前回、以前いた日本人スタッフの影響でカタコトの日本語を話す同僚について
少し触れたが、わたしも 日本語普及事業
に奔走している。
なにしろ日本語の単語のいくつかは、イタリア語のそれと同じ発音だったりする
(もちろん意味は全く異なる)。
「Cin cin!(乾杯!)」は有名な話なので教えるまでもなかったが、
「不足する(MANCARE)」という動詞の一人称単数現在形(MANCO)は
おもしろがって教えてしまった。
美しいのは傘と風。CASA(カーサ)は家のこと、CASE(カーゼ)は家の複数形。
数字の10は「下に」(GIÙ=ジュー)という意味だし、
己は「名誉」(ONORE=オノーレ)、といった具合である。
ところでわたしの名前「まみ」も、イタリア語でちゃんとした意味がある。
英語圏の人に“MAMY( お母さん
)”のようだとよく言われ、
イタリアでもやはり
“Come mamma!(コメマンマ=「お母さんみたいね!」)”と多々言われる。
ところでこの「コメマンマ」という発音も、日本語の「 米、飯(こめ、まんま)
」
のようでかわいらしい。
で、「まみ」だが、イタリア語の文で、“M’ami.”。

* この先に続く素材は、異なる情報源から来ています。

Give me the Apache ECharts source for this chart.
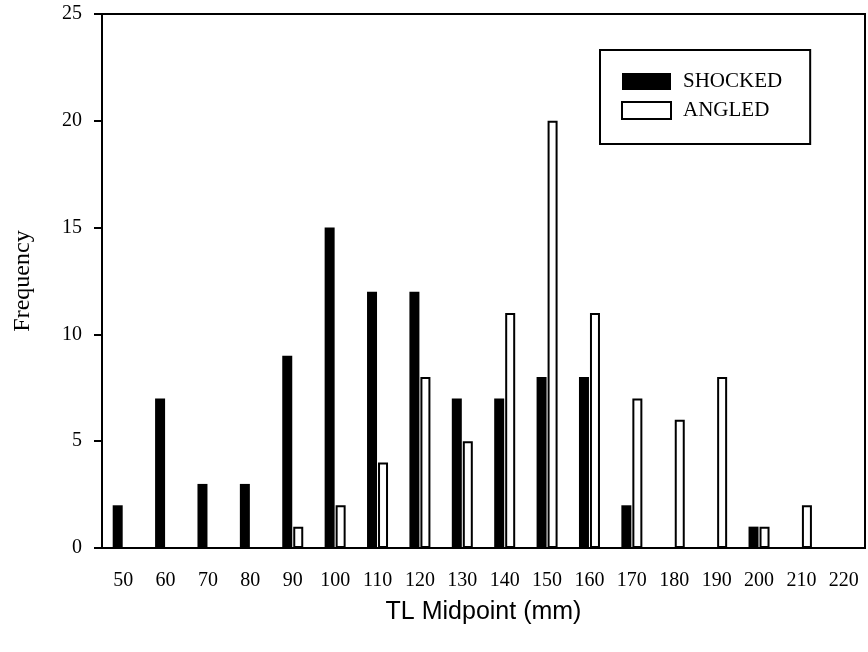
<!DOCTYPE html>
<html>
<head>
    <meta charset="utf-8">
    <title>TL Midpoint Frequency</title>
    <script src="https://cdn.jsdelivr.net/npm/echarts@6/dist/echarts.min.js"></script>
</head>
<body style="margin:0;background:#fff;">
    <div id="main" style="width: 868px;height:652px;"></div>
    <script type="text/javascript">
        // TL midpoint classes (mm)
        var midpoints = ['50', '60', '70', '80', '90', '100', '110', '120', '130',
                         '140', '150', '160', '170', '180', '190', '200', '210', '220'];
        // frequencies
        var shocked = [2, 7, 3, 3, 9, 15, 12, 12, 7, 7, 8, 8, 2, 0, 0, 1, 0, 0];
        var angled  = [0, 0, 0, 0, 1, 2, 4, 8, 5, 11, 20, 11, 7, 6, 8, 1, 2, 0];
        var yTicks = [0, 5, 10, 15, 20, 25];

        var serif = '"Liberation Serif", "DejaVu Serif", serif';
        var myChart = echarts.init(document.getElementById('main'));

        var option = {
            animation: false,
            backgroundColor: '#fff',
            grid: {
                left: 102, right: 3, top: 14, bottom: 104,
                show: true,
                borderColor: '#000',
                borderWidth: 2,
                containLabel: false,
                outerBoundsMode: 'none'
            },
            legend: {
                orient: 'vertical',
                left: 600,
                top: 50,
                padding: [21, 28, 23, 21],
                itemGap: 8,
                itemWidth: 49,
                itemHeight: 17,
                borderColor: '#000',
                borderWidth: 2,
                icon: 'rect',
                textStyle: {fontFamily: serif, fontSize: 21, color: '#000', padding: [0, 0, 0, 7]},
                data: [
                    {name: 'SHOCKED', itemStyle: {color: '#000', borderWidth: 0}},
                    {name: 'ANGLED', itemStyle: {color: '#fff', borderColor: '#000', borderWidth: 2}}
                ]
            },
            xAxis: {
                type: 'category',
                data: midpoints,
                boundaryGap: true,
                name: 'TL Midpoint (mm)',
                nameLocation: 'middle',
                nameGap: 52,
                nameTextStyle: {fontFamily: '"Liberation Sans", Arial, sans-serif', fontSize: 25, color: '#000'},
                axisLine: {lineStyle: {color: '#000', width: 2}},
                axisTick: {alignWithLabel: true, length: 8, lineStyle: {color: '#000', width: 2}},
                axisLabel: {fontFamily: serif, fontSize: 20, color: '#000', margin: 23, interval: 0},
                splitLine: {show: false}
            },
            yAxis: {
                type: 'value',
                min: yTicks[0],
                max: yTicks[yTicks.length - 1],
                interval: 5,
                name: 'Frequency',
                nameLocation: 'middle',
                nameGap: 67,
                nameTextStyle: {fontFamily: serif, fontSize: 24, color: '#000'},
                axisLine: {show: true, lineStyle: {color: '#000', width: 2}},
                axisTick: {show: true, length: 8, lineStyle: {color: '#000', width: 2}},
                axisLabel: {fontFamily: serif, fontSize: 20, color: '#000', margin: 20},
                splitLine: {show: false}
            },
            series: [
                {
                    name: 'SHOCKED',
                    type: 'bar',
                    data: shocked,
                    barWidth: 10,
                    barGap: '10%',
                    itemStyle: {color: '#000'}
                },
                {
                    name: 'ANGLED',
                    type: 'bar',
                    data: angled,
                    barWidth: 10,
                    itemStyle: {color: '#fff', borderColor: '#000', borderWidth: 2}
                }
            ]
        };
        myChart.setOption(option);
    </script>
</body>
</html>
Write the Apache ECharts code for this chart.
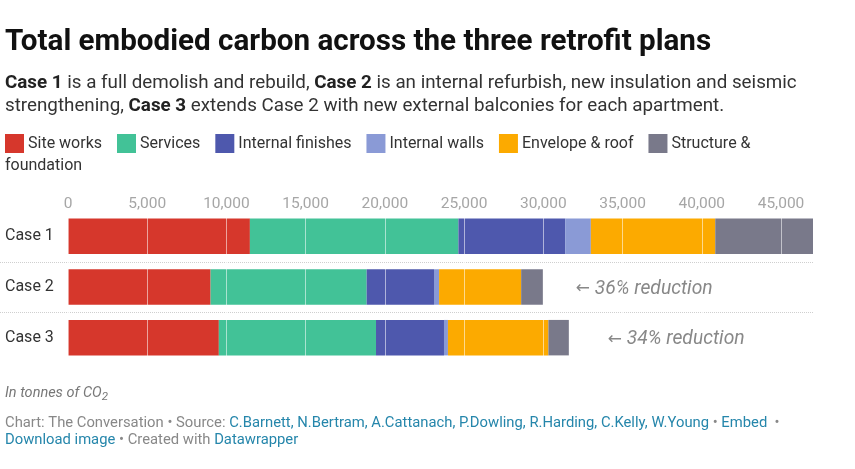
<!DOCTYPE html>
<html>
<head>
    <meta charset="UTF-8">
    <title>Total embodied carbon across the three retrofit plans</title>
    <script src="https://cdn.jsdelivr.net/npm/echarts@6/dist/echarts.min.js"></script>
    <style>
        html, body { margin: 0; padding: 0; background: #fff; }
    </style>
</head>
<body>
    <div id="main" style="width: 855px;height:469px;"></div>
    <script type="text/javascript">
        var cases = ['Case 1', 'Case 2', 'Case 3'];
        var groups = ['Site works', 'Services', 'Internal finishes', 'Internal walls', 'Envelope & roof', 'Structure & foundation'];
        var colors = ['#d6372c', '#42c297', '#4e58ad', '#8a9ad6', '#fcaa00', '#79798a'];

        // tonnes of CO2
        var siteWorks = [11480, 9000, 9520];
        var services = [13160, 9850, 9920];
        var internalFinishes = [6740, 4250, 4290];
        var internalWalls = [1620, 320, 250];
        var envelopeRoof = [7850, 5180, 6340];
        var structure = [6170, 1370, 1290];
        var notes = ['', '36% reduction', '34% reduction'];
        var noteGap = [0, 33, 39];

        var values = [siteWorks, services, internalFinishes, internalWalls, envelopeRoof, structure];
        var total1 = values.reduce((s, v) => s + v[0], 0);

        var myChart = echarts.init(document.getElementById('main'));

        var series = groups.map((name, i) => ({
            name: name,
            type: 'bar',
            stack: 'total',
            barWidth: '70%',
            itemStyle: { color: colors[i] },
            emphasis: { disabled: true },
            data: values[i].map((v, j) => {
                if (i === groups.length - 1 && notes[j]) {
                    return {
                        value: v,
                        label: {
                            show: true,
                            position: 'right',
                            distance: noteGap[j],
                            offset: [0, 2],
                            formatter: '{arr|←} ' + notes[j],
                            color: '#888',
                            fontStyle: 'italic',
                            fontSize: 19.3,
                            fontFamily: 'Roboto',
                            rich: {
                                arr: { fontFamily: 'DejaVu Sans', fontSize: 17, color: '#888', fontStyle: 'normal' }
                            }
                        }
                    };
                }
                return v;
            })
        }));

        var option = {
            animation: false,
            textStyle: { fontFamily: 'Roboto' },
            legend: {
                left: 5,
                top: 134,
                padding: 0,
                itemWidth: 19,
                itemHeight: 19,
                itemGap: 15,
                icon: 'rect',
                selectedMode: false,
                formatter: name => name === 'Structure & foundation' ? 'Structure &' : name,
                textStyle: { fontSize: 16, color: '#333', padding: [0, 0, 0, -1] },
                data: groups
            },
            grid: { left: 68, right: 42, top: 211, bottom: 106 },
            xAxis: {
                type: 'value',
                position: 'top',
                min: 0,
                max: total1,
                interval: 5000,
                z: 5,
                axisLine: { show: false },
                axisTick: { show: false },
                axisLabel: {
                    color: '#a6a6a6',
                    fontSize: 15.5,
                    margin: -1,
                    showMaxLabel: false
                },
                splitLine: { lineStyle: { color: 'rgba(255,255,255,0.55)', width: 1 } }
            },
            yAxis: {
                type: 'category',
                inverse: true,
                data: cases,
                axisLine: { show: false },
                axisTick: { show: false },
                axisLabel: {
                    color: '#333',
                    fontSize: 16,
                    align: 'left',
                    margin: 63
                }
            },
            series: series,
            graphic: [
                {
                    type: 'text', left: 5, top: 28,
                    style: { text: 'Total embodied carbon across the three retrofit plans', fill: '#111', font: 'bold 29.6px Roboto' }
                },
                {
                    type: 'text', left: 5, top: 72,
                    style: {
                        text: '{b|Case 1} is a full demolish and rebuild, {b|Case 2} is an internal refurbish, new insulation and seismic\nstrengthening, {b|Case 3} extends Case 2 with new external balconies for each apartment.',
                        fill: '#333',
                        font: '18.8px Roboto',
                        lineHeight: 23,
                        rich: {
                            b: { fontWeight: 'bold', fontSize: 18.8, fontFamily: 'Roboto', fill: '#222', lineHeight: 23 }
                        }
                    }
                },
                {
                    type: 'text', left: 5, top: 158,
                    style: { text: 'foundation', fill: '#333', font: '16px Roboto' }
                },
                {
                    type: 'text', left: 5, top: 386,
                    style: {
                        text: 'In tonnes of CO{sub|2}',
                        fill: '#777',
                        font: 'italic 14.5px Roboto',
                        rich: {
                            sub: { fontStyle: 'italic', fontSize: 11.5, fontFamily: 'Roboto', fill: '#777', padding: [7, 0, 0, 0] }
                        }
                    }
                },
                {
                    type: 'text', left: 5, top: 415,
                    style: {
                        text: 'Chart: The Conversation • Source: {a|C.Barnett, N.Bertram, A.Cattanach, P.Dowling, R.Harding, C.Kelly, W.Young} • {a|Embed}  •\n{a|Download image} • Created with {a|Datawrapper}',
                        fill: '#888',
                        font: '14.8px Roboto',
                        lineHeight: 17,
                        rich: {
                            a: { fill: '#2586ab', fontSize: 14.8, fontFamily: 'Roboto', lineHeight: 17 }
                        }
                    }
                }
            ]
        };

        myChart.setOption(option);

        // dotted separators between the rows
        var centers = cases.map((c, i) => myChart.convertToPixel({ yAxisIndex: 0 }, c));
        var seps = [];
        for (var i = 0; i < centers.length - 1; i++) {
            var y = Math.round((centers[i] + centers[i + 1]) / 2) + 0.5;
            seps.push({
                type: 'line',
                shape: { x1: 0, y1: y, x2: 855 - 42, y2: y },
                style: { stroke: '#cfcfcf', lineWidth: 1, lineDash: [1, 1] }
            });
        }
        myChart.setOption({ graphic: option.graphic.concat(seps) });
    </script>
</body>
</html>
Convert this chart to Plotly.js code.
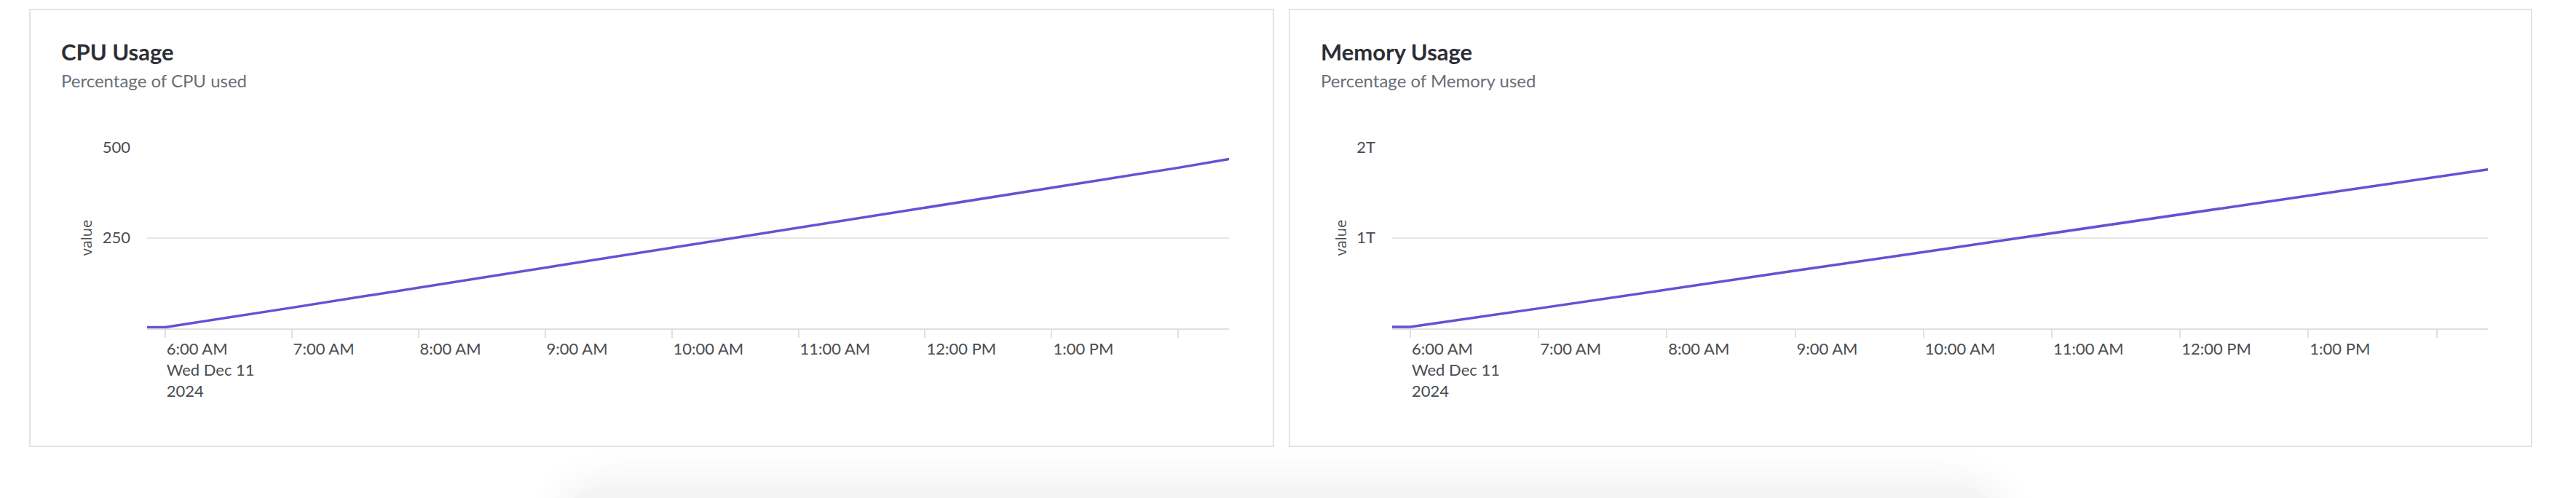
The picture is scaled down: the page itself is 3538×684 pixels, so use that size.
<!DOCTYPE html>
<html>
<head>
<meta charset="utf-8">
<script src="https://cdn.plot.ly/plotly-3.0.1.min.js"></script>
<style>
  html, body { margin: 0; padding: 0; background: #ffffff; overflow: hidden; }
  #wrap { position: relative; width: 3538px; height: 684px; }
  #blob { position: absolute; left: 770px; top: 668px; width: 1980px; height: 300px;
          border-radius: 60px; background: #f4f4f4;
          box-shadow: 0 0 45px 18px rgba(0,0,0,0.045); }
  #chart { position: absolute; left: 0; top: 0; width: 3538px; height: 684px; }
</style>
</head>
<body>
<div id="wrap">
  <div id="blob"></div>
  <div id="chart"></div>
</div>
<script>
// ---- data ----
const times = [
  '2024-12-11 05:51:30', '2024-12-11 06:00:00', '2024-12-11 07:00:00',
  '2024-12-11 08:00:00', '2024-12-11 09:00:00', '2024-12-11 10:00:00',
  '2024-12-11 11:00:00', '2024-12-11 12:00:00', '2024-12-11 13:00:00',
  '2024-12-11 14:00:00', '2024-12-11 14:24:00'
];
const cpuValues = [3, 3, 57, 112, 167, 222, 278, 333, 388, 443, 467];
const memValues = [0.016e12, 0.016e12, 0.22e12, 0.43e12, 0.636e12, 0.842e12,
                   1.05e12, 1.255e12, 1.46e12, 1.67e12, 1.754e12];

const xTickVals = [
  '2024-12-11 06:00:00', '2024-12-11 07:00:00', '2024-12-11 08:00:00',
  '2024-12-11 09:00:00', '2024-12-11 10:00:00', '2024-12-11 11:00:00',
  '2024-12-11 12:00:00', '2024-12-11 13:00:00', '2024-12-11 14:00:00'
];
const xTickText = ['6:00 AM<br>Wed Dec 11<br>2024', '7:00 AM', '8:00 AM', '9:00 AM',
                   '10:00 AM', '11:00 AM', '12:00 PM', '1:00 PM', ''];
const cpuTickVals = [250, 500];
const memTickVals = [1e12, 2e12];

const panelTitles = ['CPU Usage', 'Memory Usage'];
const panelSubtitles = ['Percentage of CPU used', 'Percentage of Memory used'];

// ---- layout helpers (pixel geometry) ----
const W = 3538, H = 684;
const px = v => v / W;
const py = v => 1 - v / H;

const lineColor = '#6a4fd4';
const gridColor = '#e6e6e6';
const tickFont = { family: 'Lato, sans-serif', size: 22, color: '#4a4c52' };

function xAxis(d0, d1, anchor) {
  return {
    type: 'date', domain: [px(d0), px(d1)], anchor: anchor,
    tickmode: 'array', tickvals: xTickVals, ticktext: xTickText,
    ticks: 'outside', ticklen: 11, tickwidth: 2, tickcolor: '#e0e0e0',
    ticklabelposition: 'outside right', ticklabelstandoff: 8, ticklabelshift: 0,
    showline: true, linecolor: '#e0e0e0', linewidth: 2,
    showgrid: false, zeroline: false, tickfont: tickFont,
    fixedrange: true
  };
}
function yAxis(d0, d1, anchor, tickvals, range, fmt) {
  const a = {
    domain: [py(d1), py(d0)], anchor: anchor, range: range,
    tickmode: 'array', tickvals: tickvals,
    ticks: '', ticklabelstandoff: 22,
    showgrid: true, gridcolor: gridColor, gridwidth: 2,
    zeroline: false, showline: false, tickfont: tickFont,
    title: { text: 'value', font: { family: 'Open Sans, sans-serif', size: 20, color: '#4a4c52' }, standoff: 8 },
    fixedrange: true
  };
  if (fmt) a.tickformat = fmt;
  return a;
}

const traces = [
  { x: times, y: cpuValues, type: 'scatter', mode: 'lines', xaxis: 'x', yaxis: 'y',
    line: { color: lineColor, width: 3.5 }, hoverinfo: 'skip' },
  { x: times, y: memValues, type: 'scatter', mode: 'lines', xaxis: 'x2', yaxis: 'y2',
    line: { color: lineColor, width: 3.5 }, hoverinfo: 'skip' }
];

const cards = [[41, 1749], [1771, 3477]];
const shapes = cards.map(c => ({
  type: 'rect', xref: 'paper', yref: 'paper', layer: 'below',
  x0: px(c[0]), x1: px(c[1]), y0: py(613), y1: py(13),
  line: { color: '#e3e3e3', width: 2 }, fillcolor: '#ffffff'
}));

const titleX = [82, 1812];
const annotations = [];
titleX.forEach((xp, i) => {
  annotations.push({ xref: 'paper', yref: 'paper', x: px(xp), y: py(71), xanchor: 'left', yanchor: 'middle',
    showarrow: false, text: panelTitles[i],
    font: { family: 'Lato, sans-serif', size: 31, color: '#2c2e35', weight: 700 } });
  annotations.push({ xref: 'paper', yref: 'paper', x: px(xp), y: py(111), xanchor: 'left', yanchor: 'middle',
    showarrow: false, text: panelSubtitles[i],
    font: { family: 'Lato, sans-serif', size: 24, color: '#6b6e76' } });
});

const layout = {
  width: W, height: H,
  margin: { l: 0, r: 0, t: 0, b: 0 },
  paper_bgcolor: 'rgba(0,0,0,0)', plot_bgcolor: 'rgba(0,0,0,0)',
  showlegend: false,
  xaxis: xAxis(202, 1688, 'y'),
  yaxis: yAxis(202, 451, 'x', cpuTickVals, [0, 500]),
  xaxis2: xAxis(1912, 3417, 'y2'),
  yaxis2: yAxis(202, 451, 'x2', memTickVals, [0, 2e12], '~s'),
  shapes: shapes,
  annotations: annotations
};

Plotly.newPlot('chart', traces, layout, { displayModeBar: false, staticPlot: true });
</script>
</body>
</html>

マーミ。
あなたはわたしを愛してる。
わたしの名前には素敵な意味がある。
だから誰もがすぐに、わたしの名前を覚えてくれる。
これは本当に名付けてくれた両親に感謝している。
わたしの名前を付ける際、「まみ」の対抗馬が 「みほ」
だった、と両親から
聞かされたことがあったが、良かったー「みほ」じゃなくて
(中山美穂さん、全国のみほさんゴメンナサイ)。
「O(オー)」で終わるとイタリアでは男性の名前に思われてしまうことがあるし、
だいたい 「H」の発音ができないイタリア人
には「みお」と呼ばれてしまうのがオチなのだ。
名前というのは重要である。
自分という人間を認識してもらうための一番の指標になるものだからである。
誰だって正しい名前で呼ばれたい。
ちなみにわたしの名前は本来は漢字で書くので
(ここでは平仮名で公表、統一している。
どんな漢字かは以下の内容からご推量下さい)意味がある。
それをイタリア語で説明するとみんながニヤッと笑い、“È fico!(クールだねぇ!)”と言ってくる。
“BELLA CANAPA( 美しいハシッシュ )”。
両親は、 麻
という植物が強いことから、
たくましく 美
しく育って欲しいと願って付けたのであるが、
こちらの意味も、イタリア人にはすぐに覚えてもらっている。